[Entries with chart source code]
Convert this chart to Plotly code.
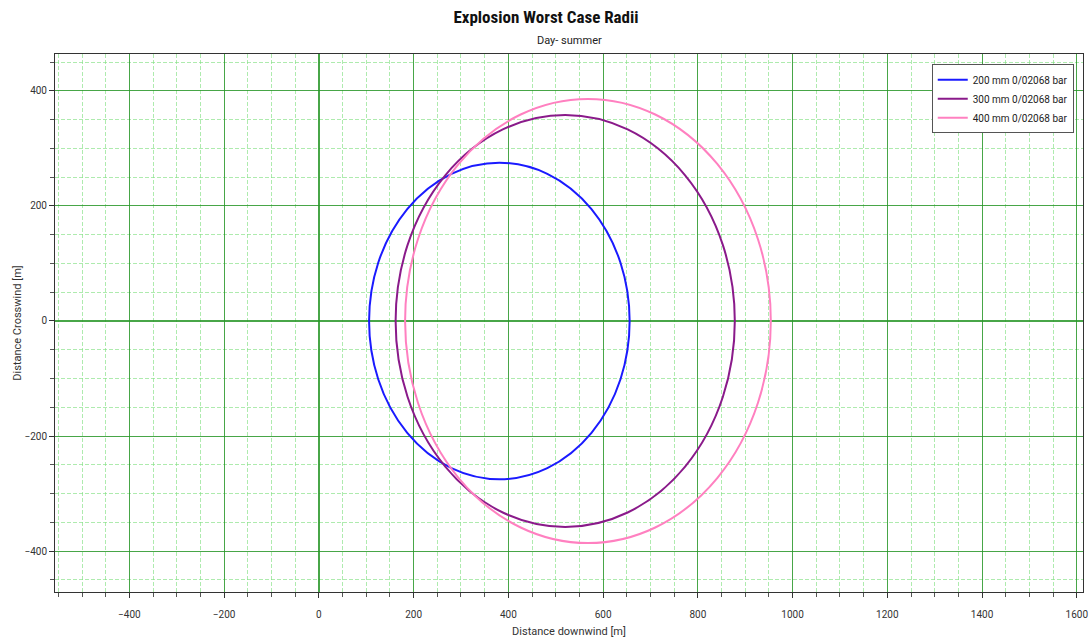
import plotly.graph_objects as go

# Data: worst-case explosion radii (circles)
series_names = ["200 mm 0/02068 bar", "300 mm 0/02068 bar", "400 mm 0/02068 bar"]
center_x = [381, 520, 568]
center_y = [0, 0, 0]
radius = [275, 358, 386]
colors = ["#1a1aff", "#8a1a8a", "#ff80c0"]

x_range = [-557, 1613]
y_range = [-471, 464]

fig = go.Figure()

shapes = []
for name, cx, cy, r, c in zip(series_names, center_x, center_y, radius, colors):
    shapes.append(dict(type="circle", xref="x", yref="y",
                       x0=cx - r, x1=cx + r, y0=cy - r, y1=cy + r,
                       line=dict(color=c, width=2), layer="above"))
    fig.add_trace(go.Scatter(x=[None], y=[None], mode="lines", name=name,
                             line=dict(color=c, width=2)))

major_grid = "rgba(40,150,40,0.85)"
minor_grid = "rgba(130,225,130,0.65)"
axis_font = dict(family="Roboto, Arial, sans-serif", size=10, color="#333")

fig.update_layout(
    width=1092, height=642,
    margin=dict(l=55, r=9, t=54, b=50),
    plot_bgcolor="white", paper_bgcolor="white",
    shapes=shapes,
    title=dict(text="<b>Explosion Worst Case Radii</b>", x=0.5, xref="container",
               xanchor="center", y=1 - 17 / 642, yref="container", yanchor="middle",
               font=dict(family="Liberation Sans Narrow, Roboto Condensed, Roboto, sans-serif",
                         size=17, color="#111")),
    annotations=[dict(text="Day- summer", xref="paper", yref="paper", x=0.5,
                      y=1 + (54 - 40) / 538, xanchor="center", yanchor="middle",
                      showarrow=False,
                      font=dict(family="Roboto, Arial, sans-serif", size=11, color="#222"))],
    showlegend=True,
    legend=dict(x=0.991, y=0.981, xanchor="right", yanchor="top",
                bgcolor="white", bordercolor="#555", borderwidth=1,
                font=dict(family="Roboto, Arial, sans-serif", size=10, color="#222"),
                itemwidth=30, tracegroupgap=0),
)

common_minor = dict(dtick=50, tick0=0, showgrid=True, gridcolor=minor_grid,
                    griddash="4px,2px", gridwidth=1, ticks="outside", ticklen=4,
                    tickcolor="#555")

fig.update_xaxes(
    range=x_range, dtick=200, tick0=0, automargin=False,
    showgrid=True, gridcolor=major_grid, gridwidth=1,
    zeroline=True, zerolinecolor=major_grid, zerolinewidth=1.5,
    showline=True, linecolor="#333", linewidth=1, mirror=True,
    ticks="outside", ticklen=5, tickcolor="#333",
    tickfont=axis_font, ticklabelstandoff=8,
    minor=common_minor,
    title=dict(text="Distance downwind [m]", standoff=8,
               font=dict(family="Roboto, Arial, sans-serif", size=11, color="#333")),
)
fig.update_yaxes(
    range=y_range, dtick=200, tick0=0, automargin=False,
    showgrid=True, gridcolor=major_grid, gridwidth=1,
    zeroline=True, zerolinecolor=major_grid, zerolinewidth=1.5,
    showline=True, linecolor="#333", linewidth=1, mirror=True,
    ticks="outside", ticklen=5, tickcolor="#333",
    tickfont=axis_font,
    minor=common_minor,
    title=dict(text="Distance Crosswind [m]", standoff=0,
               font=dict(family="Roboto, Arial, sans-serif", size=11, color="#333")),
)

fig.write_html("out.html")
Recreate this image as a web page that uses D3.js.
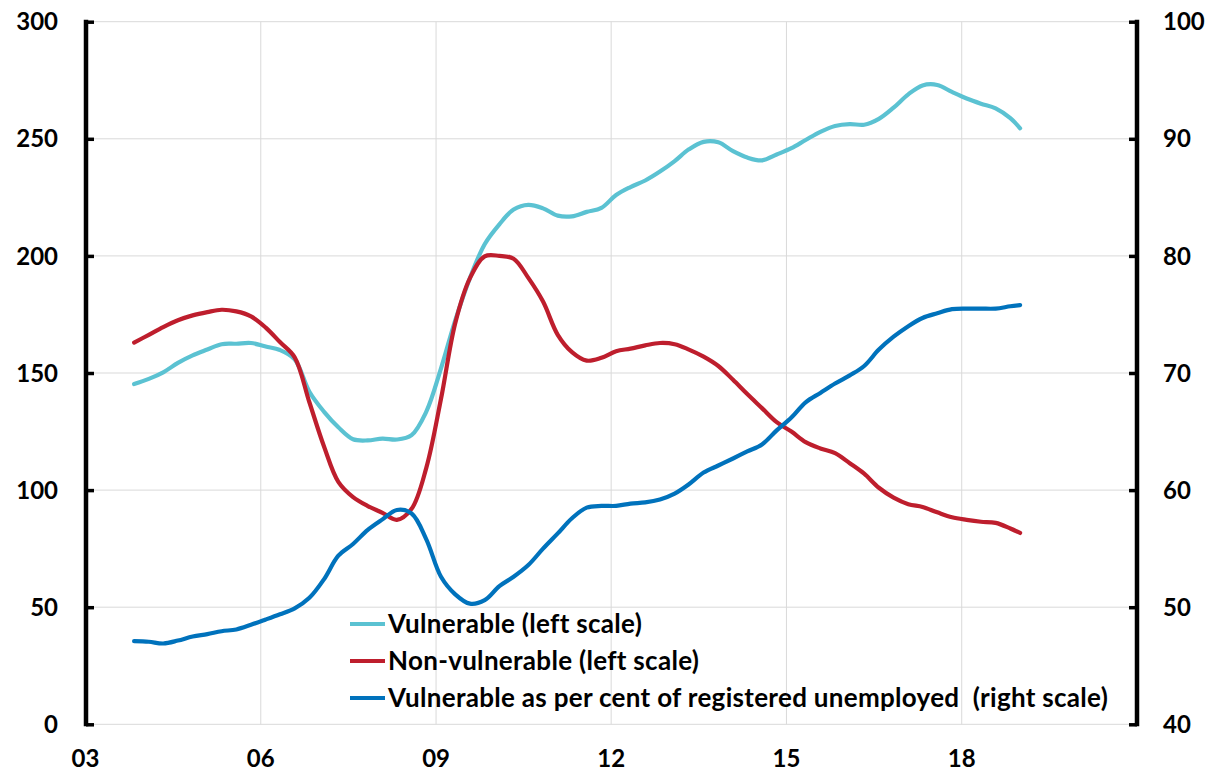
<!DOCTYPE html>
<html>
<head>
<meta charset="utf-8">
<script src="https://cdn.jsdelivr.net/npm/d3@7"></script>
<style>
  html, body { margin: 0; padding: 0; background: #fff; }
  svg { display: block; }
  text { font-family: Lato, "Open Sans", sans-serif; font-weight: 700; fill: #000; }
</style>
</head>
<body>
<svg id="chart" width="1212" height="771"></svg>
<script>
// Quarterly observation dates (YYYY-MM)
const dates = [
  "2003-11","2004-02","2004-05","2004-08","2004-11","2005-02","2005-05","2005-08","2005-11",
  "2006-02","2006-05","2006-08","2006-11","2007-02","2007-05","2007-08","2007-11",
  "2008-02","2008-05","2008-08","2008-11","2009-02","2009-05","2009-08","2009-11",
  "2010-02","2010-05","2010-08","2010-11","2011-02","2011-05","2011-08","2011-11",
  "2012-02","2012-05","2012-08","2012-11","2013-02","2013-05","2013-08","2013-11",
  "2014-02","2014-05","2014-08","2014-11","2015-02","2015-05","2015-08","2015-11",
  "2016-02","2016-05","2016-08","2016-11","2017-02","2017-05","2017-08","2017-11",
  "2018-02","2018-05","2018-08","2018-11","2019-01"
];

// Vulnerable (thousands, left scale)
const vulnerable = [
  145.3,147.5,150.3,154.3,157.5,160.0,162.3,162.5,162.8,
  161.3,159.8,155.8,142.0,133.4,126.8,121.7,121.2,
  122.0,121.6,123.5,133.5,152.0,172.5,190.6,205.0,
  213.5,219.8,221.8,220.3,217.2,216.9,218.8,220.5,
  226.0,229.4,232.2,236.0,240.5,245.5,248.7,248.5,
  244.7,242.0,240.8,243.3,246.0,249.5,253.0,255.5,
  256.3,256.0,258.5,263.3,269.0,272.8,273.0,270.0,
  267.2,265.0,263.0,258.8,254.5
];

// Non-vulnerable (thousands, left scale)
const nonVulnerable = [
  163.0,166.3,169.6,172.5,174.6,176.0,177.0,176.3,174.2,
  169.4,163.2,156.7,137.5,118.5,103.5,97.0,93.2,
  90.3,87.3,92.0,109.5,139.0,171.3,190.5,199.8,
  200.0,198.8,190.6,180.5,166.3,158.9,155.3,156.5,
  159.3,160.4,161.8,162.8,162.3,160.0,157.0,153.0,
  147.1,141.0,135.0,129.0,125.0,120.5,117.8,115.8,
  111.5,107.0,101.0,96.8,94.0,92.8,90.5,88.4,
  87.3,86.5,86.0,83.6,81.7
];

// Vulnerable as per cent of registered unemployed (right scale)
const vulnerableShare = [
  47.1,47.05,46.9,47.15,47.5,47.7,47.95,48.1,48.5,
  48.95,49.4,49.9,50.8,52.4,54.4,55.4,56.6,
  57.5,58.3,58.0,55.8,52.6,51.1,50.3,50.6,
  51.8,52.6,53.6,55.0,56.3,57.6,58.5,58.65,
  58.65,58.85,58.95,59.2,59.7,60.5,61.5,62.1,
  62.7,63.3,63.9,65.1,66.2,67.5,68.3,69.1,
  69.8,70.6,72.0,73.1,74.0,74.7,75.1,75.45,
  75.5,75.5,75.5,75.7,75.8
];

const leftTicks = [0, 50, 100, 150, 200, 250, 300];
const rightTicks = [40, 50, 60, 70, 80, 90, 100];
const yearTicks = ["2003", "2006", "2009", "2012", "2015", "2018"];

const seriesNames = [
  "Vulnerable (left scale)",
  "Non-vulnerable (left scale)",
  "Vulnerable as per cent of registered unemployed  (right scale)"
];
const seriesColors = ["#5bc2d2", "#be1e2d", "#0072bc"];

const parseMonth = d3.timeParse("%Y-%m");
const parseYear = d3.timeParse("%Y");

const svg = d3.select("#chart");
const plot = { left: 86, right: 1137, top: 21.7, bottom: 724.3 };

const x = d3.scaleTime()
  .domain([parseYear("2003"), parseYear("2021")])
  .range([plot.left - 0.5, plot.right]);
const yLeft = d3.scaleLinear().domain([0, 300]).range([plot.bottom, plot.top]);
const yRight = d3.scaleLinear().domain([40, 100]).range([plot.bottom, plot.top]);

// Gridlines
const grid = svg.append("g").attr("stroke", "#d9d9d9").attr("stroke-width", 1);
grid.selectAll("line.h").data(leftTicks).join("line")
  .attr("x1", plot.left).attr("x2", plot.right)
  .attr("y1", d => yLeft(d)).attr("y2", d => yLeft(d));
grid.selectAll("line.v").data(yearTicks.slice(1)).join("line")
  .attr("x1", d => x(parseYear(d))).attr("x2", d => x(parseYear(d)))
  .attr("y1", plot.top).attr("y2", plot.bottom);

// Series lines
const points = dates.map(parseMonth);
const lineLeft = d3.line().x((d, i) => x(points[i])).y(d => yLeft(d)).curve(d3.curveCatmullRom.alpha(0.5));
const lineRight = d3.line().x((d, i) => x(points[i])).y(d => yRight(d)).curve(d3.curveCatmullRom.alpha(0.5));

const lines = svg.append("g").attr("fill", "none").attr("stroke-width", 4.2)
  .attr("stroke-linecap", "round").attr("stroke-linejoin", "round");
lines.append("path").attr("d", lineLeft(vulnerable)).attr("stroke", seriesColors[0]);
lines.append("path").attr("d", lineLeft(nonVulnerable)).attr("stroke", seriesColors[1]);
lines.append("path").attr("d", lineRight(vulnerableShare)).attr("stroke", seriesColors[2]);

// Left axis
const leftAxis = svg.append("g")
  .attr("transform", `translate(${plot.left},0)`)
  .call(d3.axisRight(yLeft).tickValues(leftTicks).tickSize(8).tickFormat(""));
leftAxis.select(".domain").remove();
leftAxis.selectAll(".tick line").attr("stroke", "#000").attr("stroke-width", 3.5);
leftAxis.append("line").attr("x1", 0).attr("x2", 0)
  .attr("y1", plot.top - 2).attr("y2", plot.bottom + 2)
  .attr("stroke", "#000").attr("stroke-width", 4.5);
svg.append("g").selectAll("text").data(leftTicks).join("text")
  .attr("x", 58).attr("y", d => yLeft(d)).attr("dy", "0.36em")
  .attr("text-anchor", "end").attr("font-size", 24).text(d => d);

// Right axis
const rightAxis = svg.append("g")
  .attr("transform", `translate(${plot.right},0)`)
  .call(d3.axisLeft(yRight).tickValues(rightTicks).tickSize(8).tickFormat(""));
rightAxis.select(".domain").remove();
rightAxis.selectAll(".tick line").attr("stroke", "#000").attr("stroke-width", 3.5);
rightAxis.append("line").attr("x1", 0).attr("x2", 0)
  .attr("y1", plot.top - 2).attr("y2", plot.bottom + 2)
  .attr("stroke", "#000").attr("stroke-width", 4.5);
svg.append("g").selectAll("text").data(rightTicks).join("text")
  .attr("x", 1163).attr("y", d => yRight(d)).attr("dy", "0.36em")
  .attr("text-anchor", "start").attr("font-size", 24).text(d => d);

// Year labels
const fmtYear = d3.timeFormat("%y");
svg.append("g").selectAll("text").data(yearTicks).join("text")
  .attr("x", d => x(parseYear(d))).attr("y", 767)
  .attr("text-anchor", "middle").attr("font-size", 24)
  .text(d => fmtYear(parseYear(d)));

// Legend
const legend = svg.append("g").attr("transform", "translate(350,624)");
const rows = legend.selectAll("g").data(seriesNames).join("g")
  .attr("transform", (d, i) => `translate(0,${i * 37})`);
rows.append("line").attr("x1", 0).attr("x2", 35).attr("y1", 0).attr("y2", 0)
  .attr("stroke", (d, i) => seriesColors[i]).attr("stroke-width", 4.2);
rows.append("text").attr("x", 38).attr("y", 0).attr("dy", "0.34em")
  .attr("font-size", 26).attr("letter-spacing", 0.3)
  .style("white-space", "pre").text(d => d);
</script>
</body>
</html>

### Objective
Take the lines from the start of the material to the line with "fig = go.Figure()", both included, and transcribe them exactly without the pictures.

### Task solution
Convert this chart to Plotly code.
import plotly.graph_objects as go

# Data: worst-case explosion radii (circles)
series_names = ["200 mm 0/02068 bar", "300 mm 0/02068 bar", "400 mm 0/02068 bar"]
center_x = [381, 520, 568]
center_y = [0, 0, 0]
radius = [275, 358, 386]
colors = ["#1a1aff", "#8a1a8a", "#ff80c0"]

x_range = [-557, 1613]
y_range = [-471, 464]

fig = go.Figure()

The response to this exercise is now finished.